> **Stated task**: Note each line that includes the word "script". Copy those lines.

> **Data records**:
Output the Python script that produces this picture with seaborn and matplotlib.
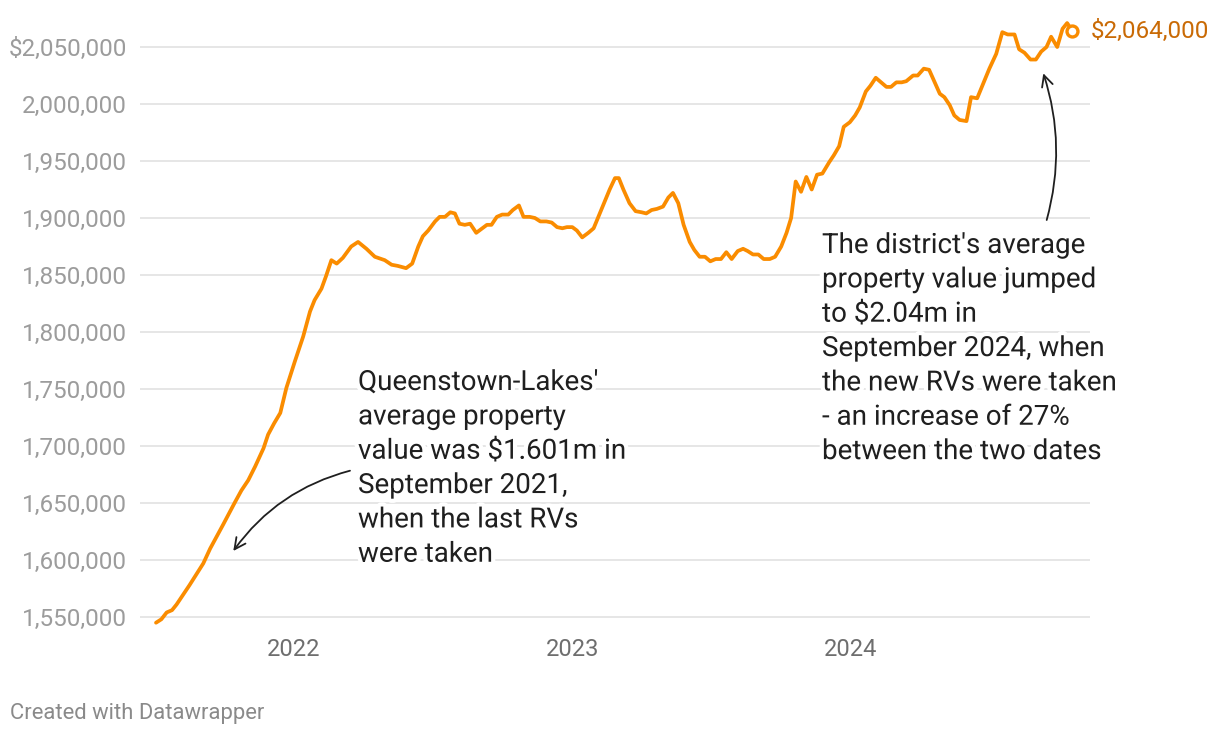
* * *
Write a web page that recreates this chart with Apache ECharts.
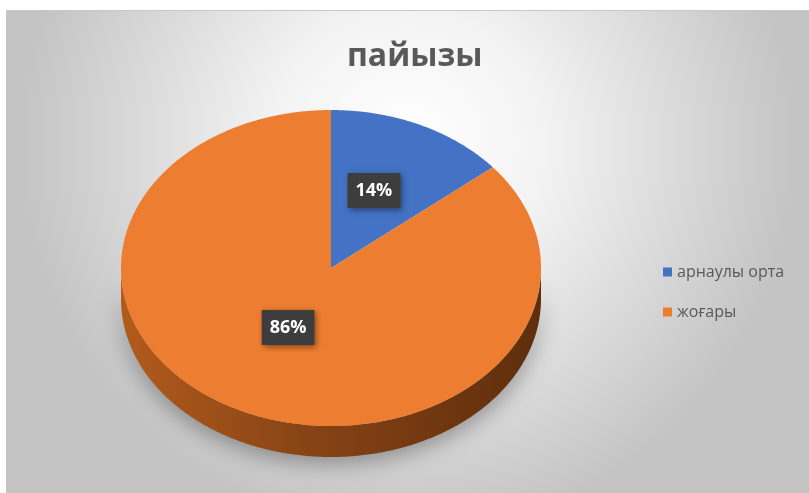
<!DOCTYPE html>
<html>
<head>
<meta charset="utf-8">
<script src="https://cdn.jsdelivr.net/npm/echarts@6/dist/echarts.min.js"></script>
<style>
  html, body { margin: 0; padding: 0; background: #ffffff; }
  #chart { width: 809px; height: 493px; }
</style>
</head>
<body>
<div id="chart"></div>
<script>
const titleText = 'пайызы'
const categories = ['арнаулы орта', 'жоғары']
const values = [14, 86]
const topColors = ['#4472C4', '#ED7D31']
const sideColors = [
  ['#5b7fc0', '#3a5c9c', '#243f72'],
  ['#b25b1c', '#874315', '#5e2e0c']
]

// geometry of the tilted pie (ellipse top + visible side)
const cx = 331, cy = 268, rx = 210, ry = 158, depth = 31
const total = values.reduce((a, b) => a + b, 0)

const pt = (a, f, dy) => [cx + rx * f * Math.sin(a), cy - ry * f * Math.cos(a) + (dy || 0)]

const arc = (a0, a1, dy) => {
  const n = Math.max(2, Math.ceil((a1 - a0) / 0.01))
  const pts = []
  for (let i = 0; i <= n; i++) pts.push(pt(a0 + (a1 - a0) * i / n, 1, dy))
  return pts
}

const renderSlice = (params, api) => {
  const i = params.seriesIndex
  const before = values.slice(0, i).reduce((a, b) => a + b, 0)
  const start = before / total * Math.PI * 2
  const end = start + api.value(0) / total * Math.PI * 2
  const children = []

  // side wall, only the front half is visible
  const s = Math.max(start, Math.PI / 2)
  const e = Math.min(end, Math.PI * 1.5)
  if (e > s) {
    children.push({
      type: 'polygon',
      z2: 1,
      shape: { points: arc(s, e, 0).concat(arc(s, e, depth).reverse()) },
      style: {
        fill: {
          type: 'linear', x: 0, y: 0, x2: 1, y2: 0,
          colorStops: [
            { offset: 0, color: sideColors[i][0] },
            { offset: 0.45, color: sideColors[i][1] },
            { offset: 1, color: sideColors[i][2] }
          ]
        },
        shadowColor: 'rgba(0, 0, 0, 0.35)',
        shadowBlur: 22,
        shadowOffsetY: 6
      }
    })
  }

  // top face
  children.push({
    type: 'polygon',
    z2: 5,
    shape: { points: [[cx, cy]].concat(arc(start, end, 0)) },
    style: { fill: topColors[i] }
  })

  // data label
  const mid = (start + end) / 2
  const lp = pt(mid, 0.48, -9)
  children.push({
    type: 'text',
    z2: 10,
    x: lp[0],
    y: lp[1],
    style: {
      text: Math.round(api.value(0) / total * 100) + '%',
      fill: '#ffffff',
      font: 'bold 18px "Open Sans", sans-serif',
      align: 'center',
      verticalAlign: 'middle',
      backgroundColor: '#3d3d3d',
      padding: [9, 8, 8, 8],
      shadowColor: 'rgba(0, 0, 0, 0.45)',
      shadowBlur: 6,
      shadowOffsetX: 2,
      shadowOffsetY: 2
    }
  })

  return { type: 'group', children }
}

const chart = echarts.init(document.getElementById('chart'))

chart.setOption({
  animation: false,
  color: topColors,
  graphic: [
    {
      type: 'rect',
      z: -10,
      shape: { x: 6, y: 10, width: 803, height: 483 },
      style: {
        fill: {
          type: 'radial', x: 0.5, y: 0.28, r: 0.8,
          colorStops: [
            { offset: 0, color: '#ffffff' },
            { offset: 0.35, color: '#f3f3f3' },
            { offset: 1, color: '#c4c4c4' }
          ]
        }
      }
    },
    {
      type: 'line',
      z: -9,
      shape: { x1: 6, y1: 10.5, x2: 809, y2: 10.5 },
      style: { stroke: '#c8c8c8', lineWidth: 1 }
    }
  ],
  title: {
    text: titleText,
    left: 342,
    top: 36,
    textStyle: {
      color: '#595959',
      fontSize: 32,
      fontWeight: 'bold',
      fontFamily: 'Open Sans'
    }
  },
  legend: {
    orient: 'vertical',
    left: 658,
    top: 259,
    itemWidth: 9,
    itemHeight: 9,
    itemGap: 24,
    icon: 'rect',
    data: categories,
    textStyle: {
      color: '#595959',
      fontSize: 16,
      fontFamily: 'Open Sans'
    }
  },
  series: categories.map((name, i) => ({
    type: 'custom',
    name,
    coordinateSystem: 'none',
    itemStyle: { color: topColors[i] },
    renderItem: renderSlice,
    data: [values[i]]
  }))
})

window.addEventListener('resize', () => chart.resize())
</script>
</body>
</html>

> **Answer for this exercise**:
Output the Python script that produces this picture with seaborn and matplotlib.
<script src="https://cdn.jsdelivr.net/npm/echarts@6/dist/echarts.min.js"></script>
<script>
</script>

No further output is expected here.